Exercise objective: For the data below, transcribe the part that opens with the line containing "What TikZ code" and closes with the line containing "(0,0) rectangle (831,548);", exactly and with no pictures.

Given data:
"""

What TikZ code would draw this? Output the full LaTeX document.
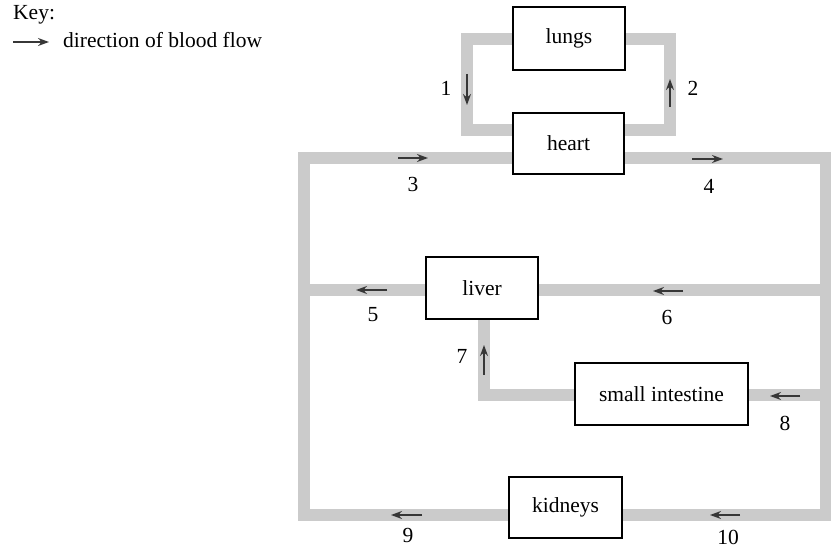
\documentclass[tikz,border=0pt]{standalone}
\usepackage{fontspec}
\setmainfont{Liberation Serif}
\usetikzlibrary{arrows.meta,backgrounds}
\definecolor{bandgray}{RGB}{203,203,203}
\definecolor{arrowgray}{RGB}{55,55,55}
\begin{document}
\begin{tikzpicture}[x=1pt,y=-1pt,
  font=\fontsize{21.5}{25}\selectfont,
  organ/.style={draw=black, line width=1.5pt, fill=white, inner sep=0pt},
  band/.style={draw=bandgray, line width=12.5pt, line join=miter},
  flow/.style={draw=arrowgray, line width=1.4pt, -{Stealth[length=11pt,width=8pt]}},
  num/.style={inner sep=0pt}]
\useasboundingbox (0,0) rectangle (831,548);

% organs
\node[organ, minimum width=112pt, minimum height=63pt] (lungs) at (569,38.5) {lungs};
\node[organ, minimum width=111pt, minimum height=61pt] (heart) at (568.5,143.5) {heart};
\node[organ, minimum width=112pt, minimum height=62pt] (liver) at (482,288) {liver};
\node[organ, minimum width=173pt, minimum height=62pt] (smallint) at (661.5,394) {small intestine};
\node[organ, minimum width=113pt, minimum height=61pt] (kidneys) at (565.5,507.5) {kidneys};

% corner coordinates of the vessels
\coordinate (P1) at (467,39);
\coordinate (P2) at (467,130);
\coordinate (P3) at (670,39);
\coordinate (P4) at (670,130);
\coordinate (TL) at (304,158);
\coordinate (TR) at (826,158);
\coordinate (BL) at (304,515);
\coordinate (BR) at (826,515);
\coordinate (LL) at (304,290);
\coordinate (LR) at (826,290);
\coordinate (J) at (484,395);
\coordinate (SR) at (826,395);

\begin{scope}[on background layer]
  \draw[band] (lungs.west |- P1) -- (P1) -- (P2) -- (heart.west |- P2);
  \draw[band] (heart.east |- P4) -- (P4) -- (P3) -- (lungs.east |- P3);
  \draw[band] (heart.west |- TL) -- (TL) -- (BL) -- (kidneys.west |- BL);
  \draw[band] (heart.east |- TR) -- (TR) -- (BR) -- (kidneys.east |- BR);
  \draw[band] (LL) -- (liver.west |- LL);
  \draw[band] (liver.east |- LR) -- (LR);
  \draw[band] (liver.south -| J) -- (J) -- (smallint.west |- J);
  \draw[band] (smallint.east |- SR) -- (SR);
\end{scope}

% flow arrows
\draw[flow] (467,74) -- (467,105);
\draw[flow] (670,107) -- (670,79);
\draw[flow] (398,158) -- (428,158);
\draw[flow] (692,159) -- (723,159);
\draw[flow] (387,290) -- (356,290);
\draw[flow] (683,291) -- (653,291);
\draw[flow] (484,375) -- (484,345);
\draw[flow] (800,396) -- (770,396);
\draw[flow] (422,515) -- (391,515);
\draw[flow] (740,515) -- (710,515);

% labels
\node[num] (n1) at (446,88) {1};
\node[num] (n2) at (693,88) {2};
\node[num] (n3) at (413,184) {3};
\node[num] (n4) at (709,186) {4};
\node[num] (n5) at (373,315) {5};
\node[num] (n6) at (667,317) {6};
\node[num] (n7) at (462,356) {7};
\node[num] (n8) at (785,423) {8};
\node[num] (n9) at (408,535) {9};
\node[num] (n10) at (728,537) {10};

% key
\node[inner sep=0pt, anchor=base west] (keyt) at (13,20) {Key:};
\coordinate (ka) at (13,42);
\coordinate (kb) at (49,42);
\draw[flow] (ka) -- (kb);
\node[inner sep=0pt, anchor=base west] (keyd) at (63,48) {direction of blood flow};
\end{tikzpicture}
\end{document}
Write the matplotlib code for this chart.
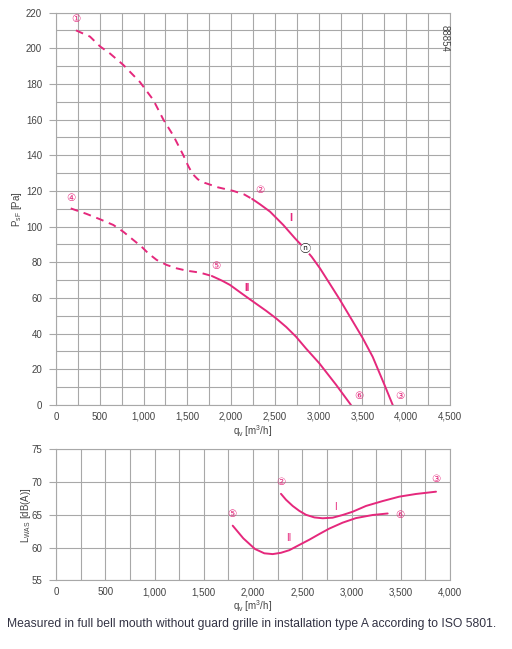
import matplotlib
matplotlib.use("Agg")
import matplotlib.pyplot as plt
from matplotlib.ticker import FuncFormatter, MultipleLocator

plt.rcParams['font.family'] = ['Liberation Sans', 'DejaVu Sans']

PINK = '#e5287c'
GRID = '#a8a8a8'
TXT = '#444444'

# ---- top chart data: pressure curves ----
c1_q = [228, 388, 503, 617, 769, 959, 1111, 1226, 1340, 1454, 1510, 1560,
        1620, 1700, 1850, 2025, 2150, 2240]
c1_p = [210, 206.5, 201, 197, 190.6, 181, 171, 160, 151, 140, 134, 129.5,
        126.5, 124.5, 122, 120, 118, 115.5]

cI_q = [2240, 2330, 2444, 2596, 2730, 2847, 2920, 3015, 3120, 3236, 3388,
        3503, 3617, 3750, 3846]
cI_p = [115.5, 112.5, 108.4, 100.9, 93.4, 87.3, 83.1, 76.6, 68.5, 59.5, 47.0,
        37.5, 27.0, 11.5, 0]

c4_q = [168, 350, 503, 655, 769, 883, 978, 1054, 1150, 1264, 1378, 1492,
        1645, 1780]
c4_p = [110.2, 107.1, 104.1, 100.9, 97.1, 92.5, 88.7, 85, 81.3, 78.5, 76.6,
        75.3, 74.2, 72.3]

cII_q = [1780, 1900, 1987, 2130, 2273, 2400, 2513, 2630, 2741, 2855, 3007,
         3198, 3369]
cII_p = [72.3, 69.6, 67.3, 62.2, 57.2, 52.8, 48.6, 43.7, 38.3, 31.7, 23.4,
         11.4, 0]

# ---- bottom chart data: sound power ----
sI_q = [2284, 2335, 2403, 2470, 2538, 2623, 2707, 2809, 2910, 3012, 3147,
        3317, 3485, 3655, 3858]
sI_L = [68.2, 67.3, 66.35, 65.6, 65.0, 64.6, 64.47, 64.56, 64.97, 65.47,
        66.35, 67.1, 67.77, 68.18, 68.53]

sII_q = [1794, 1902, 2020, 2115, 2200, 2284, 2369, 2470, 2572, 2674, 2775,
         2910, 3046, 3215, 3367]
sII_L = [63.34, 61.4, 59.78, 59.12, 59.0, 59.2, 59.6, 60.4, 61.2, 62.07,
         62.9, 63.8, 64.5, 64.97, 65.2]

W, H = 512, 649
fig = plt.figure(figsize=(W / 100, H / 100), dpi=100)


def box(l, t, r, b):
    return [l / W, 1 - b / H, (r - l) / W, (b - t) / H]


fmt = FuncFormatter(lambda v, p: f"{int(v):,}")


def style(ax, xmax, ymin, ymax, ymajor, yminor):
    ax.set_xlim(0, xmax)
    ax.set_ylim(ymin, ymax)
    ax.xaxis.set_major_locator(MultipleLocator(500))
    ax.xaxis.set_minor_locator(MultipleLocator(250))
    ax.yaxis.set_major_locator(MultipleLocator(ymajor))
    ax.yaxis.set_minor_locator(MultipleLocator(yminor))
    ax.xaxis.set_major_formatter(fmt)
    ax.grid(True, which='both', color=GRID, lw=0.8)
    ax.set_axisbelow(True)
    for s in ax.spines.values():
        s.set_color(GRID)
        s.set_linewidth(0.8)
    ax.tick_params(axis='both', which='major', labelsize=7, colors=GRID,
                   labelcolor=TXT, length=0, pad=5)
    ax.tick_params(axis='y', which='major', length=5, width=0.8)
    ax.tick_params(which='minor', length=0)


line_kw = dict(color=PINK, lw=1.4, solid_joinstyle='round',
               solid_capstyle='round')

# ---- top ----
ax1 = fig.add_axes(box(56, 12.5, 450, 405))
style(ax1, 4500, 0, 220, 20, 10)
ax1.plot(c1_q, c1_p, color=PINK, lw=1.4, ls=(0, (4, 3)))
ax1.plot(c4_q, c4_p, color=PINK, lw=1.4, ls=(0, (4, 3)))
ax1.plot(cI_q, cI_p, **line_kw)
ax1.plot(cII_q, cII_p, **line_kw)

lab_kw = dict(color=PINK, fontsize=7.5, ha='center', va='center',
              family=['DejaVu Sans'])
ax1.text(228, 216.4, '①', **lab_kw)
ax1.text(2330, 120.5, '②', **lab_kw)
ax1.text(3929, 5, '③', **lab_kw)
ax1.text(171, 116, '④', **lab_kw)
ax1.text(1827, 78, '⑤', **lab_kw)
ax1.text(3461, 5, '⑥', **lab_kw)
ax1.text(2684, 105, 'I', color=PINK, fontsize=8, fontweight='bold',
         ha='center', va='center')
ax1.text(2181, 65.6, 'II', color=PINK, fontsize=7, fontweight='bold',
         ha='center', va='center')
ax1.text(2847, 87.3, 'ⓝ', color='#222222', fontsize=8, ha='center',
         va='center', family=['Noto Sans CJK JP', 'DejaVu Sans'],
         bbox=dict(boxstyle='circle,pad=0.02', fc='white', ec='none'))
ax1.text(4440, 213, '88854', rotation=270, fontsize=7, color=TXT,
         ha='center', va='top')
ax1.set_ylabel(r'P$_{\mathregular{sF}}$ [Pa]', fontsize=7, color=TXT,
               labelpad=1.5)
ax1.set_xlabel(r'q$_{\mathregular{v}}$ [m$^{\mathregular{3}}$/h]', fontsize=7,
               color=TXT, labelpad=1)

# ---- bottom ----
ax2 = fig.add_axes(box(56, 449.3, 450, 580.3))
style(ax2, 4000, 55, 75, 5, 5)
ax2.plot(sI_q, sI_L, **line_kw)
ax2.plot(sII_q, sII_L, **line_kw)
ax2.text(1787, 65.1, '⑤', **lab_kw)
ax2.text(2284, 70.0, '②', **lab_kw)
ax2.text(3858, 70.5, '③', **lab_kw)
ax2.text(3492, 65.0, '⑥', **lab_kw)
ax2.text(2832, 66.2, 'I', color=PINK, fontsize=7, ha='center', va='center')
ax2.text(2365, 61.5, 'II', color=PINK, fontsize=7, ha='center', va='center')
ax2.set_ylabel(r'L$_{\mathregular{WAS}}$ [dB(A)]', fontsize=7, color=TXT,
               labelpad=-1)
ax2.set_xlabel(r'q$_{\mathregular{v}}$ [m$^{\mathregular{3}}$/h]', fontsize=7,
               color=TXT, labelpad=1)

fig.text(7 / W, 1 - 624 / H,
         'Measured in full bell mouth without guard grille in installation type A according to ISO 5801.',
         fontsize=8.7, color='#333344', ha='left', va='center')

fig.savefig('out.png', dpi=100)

"""
"""

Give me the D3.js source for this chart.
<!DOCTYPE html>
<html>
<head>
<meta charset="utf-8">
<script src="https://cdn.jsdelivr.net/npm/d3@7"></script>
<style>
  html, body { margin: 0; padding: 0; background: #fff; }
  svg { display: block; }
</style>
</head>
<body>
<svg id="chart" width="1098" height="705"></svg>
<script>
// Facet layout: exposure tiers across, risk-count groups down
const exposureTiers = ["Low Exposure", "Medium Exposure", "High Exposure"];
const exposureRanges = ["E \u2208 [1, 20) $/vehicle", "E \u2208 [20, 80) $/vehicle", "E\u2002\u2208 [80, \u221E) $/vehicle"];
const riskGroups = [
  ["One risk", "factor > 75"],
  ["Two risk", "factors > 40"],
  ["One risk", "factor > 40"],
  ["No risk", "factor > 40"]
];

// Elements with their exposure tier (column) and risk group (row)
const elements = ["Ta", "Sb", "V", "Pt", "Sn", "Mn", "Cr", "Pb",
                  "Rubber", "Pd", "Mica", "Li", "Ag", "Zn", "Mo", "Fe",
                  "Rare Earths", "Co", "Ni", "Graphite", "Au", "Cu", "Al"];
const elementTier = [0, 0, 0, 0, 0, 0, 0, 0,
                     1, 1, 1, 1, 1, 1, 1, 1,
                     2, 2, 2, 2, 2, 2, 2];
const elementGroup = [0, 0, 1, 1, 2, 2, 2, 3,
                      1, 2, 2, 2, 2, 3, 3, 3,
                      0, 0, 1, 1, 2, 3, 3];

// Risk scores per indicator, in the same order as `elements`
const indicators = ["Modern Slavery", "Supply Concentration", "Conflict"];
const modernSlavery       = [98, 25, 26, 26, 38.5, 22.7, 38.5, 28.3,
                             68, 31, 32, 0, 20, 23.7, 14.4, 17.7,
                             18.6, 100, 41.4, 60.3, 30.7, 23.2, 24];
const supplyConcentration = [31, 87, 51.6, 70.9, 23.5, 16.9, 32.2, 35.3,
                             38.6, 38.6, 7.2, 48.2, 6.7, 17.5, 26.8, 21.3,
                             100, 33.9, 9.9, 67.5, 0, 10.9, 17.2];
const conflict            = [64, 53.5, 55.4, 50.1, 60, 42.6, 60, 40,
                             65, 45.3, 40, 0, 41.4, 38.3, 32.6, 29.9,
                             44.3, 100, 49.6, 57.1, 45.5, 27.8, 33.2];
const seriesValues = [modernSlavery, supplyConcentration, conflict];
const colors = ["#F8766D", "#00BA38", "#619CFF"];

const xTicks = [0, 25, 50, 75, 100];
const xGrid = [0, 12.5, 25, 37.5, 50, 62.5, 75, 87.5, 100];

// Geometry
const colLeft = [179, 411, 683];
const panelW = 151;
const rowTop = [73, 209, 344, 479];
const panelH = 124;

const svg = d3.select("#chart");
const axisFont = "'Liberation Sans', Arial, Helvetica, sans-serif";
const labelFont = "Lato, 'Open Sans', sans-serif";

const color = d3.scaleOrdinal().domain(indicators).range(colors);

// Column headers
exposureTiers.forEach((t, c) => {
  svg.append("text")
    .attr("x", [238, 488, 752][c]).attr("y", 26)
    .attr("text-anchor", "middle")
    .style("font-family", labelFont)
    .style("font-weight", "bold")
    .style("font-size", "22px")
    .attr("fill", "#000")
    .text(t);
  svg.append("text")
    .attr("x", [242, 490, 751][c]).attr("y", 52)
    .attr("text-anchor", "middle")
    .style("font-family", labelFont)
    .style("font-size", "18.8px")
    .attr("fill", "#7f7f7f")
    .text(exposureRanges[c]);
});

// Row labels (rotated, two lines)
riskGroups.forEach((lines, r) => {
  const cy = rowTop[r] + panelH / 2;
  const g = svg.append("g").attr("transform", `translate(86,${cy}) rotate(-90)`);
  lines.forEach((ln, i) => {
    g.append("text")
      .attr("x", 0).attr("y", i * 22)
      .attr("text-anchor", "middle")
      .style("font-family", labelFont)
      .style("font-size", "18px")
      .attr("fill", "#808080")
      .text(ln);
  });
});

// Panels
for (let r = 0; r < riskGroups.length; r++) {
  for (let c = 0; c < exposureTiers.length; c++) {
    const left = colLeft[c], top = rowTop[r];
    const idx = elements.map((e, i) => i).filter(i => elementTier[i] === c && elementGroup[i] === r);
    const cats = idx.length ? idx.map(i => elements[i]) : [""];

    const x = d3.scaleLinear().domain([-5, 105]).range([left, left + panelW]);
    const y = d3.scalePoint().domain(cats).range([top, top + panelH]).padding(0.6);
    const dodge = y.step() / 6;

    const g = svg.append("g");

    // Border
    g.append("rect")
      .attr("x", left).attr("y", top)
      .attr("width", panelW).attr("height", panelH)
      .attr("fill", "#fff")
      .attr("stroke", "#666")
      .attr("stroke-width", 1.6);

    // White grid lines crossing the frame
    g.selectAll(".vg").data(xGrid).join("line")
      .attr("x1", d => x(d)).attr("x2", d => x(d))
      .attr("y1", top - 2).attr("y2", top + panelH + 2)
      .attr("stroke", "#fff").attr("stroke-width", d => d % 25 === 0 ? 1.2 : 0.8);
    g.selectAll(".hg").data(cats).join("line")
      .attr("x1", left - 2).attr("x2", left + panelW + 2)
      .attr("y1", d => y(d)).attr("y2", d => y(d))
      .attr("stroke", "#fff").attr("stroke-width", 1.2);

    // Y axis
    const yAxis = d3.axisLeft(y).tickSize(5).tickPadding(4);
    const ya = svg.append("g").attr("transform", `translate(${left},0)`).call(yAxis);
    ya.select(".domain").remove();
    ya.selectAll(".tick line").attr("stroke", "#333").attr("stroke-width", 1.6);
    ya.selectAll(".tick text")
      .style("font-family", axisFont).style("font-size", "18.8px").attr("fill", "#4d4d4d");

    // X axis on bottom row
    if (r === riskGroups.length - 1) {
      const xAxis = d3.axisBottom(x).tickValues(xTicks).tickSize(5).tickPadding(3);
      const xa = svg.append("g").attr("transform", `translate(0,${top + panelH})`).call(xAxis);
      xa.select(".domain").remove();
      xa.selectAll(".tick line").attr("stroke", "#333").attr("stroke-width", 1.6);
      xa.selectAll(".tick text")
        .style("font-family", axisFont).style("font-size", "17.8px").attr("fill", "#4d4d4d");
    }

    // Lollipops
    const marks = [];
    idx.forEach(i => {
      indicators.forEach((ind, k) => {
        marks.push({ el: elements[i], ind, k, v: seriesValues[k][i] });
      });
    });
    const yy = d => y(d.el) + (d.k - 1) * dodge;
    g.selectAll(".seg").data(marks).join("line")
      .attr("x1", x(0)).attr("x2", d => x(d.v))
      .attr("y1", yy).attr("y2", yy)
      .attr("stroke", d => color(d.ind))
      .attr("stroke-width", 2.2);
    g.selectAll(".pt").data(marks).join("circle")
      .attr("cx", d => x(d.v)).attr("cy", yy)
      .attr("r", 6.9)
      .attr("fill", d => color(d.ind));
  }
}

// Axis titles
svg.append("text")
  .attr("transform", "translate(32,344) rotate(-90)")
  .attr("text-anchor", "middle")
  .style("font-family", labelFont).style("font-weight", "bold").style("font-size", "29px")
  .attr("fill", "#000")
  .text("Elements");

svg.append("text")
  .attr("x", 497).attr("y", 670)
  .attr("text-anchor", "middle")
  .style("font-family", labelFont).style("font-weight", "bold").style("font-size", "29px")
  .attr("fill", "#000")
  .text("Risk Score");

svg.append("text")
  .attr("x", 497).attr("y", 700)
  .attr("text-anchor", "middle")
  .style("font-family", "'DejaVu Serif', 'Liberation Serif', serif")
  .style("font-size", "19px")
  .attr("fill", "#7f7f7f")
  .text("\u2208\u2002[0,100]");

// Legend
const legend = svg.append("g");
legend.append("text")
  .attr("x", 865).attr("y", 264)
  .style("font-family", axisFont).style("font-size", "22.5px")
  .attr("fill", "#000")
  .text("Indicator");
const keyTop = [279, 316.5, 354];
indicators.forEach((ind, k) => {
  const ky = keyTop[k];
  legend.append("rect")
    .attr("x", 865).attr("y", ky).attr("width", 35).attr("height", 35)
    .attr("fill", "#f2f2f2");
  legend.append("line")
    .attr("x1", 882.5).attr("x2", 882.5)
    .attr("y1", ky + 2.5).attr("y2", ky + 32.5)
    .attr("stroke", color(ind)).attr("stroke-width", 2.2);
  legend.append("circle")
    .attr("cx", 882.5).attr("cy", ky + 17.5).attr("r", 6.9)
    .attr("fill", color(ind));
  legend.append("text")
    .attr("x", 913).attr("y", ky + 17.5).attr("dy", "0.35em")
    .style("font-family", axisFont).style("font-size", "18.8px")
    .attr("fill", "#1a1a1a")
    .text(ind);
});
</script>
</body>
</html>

"""

Response for this exercise:
What TikZ code would draw this? Output the full LaTeX document.
\documentclass[tikz,border=0pt]{standalone}
\usepackage{fontspec}
\setmainfont{Liberation Serif}
\usetikzlibrary{arrows.meta,backgrounds}
\definecolor{bandgray}{RGB}{203,203,203}
\definecolor{arrowgray}{RGB}{55,55,55}
\begin{document}
\begin{tikzpicture}[x=1pt,y=-1pt,
  font=\fontsize{21.5}{25}\selectfont,
  organ/.style={draw=black, line width=1.5pt, fill=white, inner sep=0pt},
  band/.style={draw=bandgray, line width=12.5pt, line join=miter},
  flow/.style={draw=arrowgray, line width=1.4pt, -{Stealth[length=11pt,width=8pt]}},
  num/.style={inner sep=0pt}]
\useasboundingbox (0,0) rectangle (831,548);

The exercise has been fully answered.